De l'autre côté d'une lettre

une lettre de David Fonseca

« Comment ça va ? », c’est propre comme question, lourd. Gérard Depardieu sortant de la douche. Pourtant, « comment ça va ? », n’est pas une question qui ouvre. « Comment ça va ? » ne marque pas le début d’une rencontre. « Comment ça va ? » termine l’aventure. « Comment ça va ? » abrutit la question. « Comment ça va ? » aboutit le monde. Alors, comment ça va, Alexia ? Comment ça va, Saad ? Je voudrais tellement vous assurer du contraire, mais ils disent « comment ça va ? », comme ils passent leur chemin. « Comment ça va ? », c’est leur mot de la fin. La fin, la faim dirait sans doute Lacan, l’insatiable faim, ils disent « comment ça va » sans en avoir la faim. Mais qu’est-ce que cette faim ? J’avais fin, moi aussi, alors j’ai lu pour ne plus l’ignorer, lu jusqu’à plus Faim, que je pensais comme rassasiement chez Knut Hamsun, pour enfin savoir ce que c’était que ma faim. Ce jeune écrivain, qui, dans le roman, malgré son dégoût pour la nourriture, sans cesse sent grandir en lui cette faim, cette envie de tout dévorer, ce travail qui part de l’intérieur, qui grandit là-dedans en silence. Mais lui, à la fin, se libère de cette faim, son errance, s’engage sur un navire en partance.
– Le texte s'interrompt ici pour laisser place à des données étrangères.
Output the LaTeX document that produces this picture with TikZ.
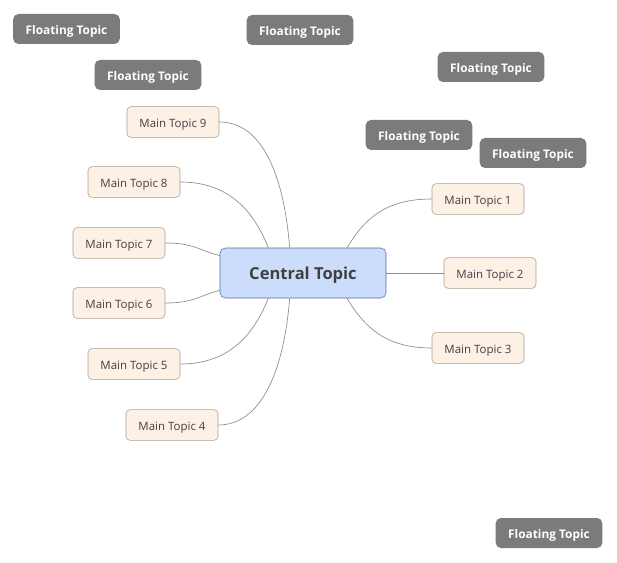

Il s’ouvre l’estomac pour se répandre enfin. « Comment ça va, là-bas ? », mais qui se soucie de l’horizon comme Godard s’inquiétait de ne plus voir quiconque filmer le ciel ?

 

 

 

Ma faim provient d’un autre ventre : du hiatus entre ma vie brève, là où la mort guette en permanence, cette issue fatale vers laquelle tout mon être tend, son caractère défini, limité et le caractère indéfini, illimité, de mes sentiments, ce fait têtu de vouloir que ce que j’aime, ce que je suis, le sera pour toujours comme L’aurore de Murnau s’entêtera à se lever chaque matin, vivra de toute éternité, sans bornes ni limites : sans fin. Voici le heurtement, la faille : l’obsession de durer fracassée par l’interruption de toutes choses. La faim, ma faim, c’est de vouloir dévorer la fin depuis que j’ai ouvert les yeux, un jour, sur un écran de cinéma.

 

 

 

Mais la fin sera toujours plus vaste que ma faim, par quoi elle me tient. Ma fin, c’est mon Penn-ar-Bed à moi Alexia, Saad, ce nom breton du Finistère dont j’aime tant la signification, qui dit le bout du monde ou sa tête. Mais s’il y a un bout du monde, ou bien encore une tête, c’est qu’il ne s’agit encore que de mon monde, que de ma tête, que peut-être alors commence quelque chose d’autre, au-delà de la mer, mais qui est océanique, au centre duquel je me perdrai toujours dit le poète, mes yeux sur l’écran. Alors quoi ? Oui, quoi ? Reste quoi ? Le courage d’y aller ? Le courage, c’est de savoir demeurer au plus près de ses désastres. Mais cette position n’est pas désespérée, même si elle me demeurera peut-être toujours empêchée : elle ouvre, est en pente. Elle n’annule pas le pourquoi ni le comment de cette possibilité du voyage. Donne la mort à toute forme de minéralité : la raison à tout cela. La meilleure farce faite à mon orgueil de tout comprendre, de tout savoir, de tout dire, de tout faire signifier : une solitude, donc ; ne pas savoir pourquoi j’y suis, maintenant, d’y aller pourtant comme débute le générique du film dont j’ignore encore tout, une respiration.

 

 

 

Rien ne prendra jamais faim comme cette absence, ce trou dans mon ventre, cette faim sans fin : à moi d’avancer les paumes en avant, de jauger le pas fertile autour de ce centre inapprochable, et marquer ainsi mes pas provisoires, ces dévers, ces défaites du chemin, retrouver l’enfant à jamais perdu comme Daney cherchait impossiblement le père dans l’écran. Je n’aurai sans doute pas le front de combler l’énigme, car à conquérir la fin, il s’agit toujours d’investir les limites, comme on marche à côté du silence pour le troubler. Alors quoi, à la fin ? Le mot de la fin Alexia, Saad ? Vous me demandez le mot de la fin ? Le mot de la fin, c’est le mot de ma faim : Shéhérazade. Appelez-moi Shéhérazade, si vous le voulez bien. Tant qu’il y aura quelque chose à raconter au cinéma, en attendant, je resterai en vie, j’en aurai mille et une aussi.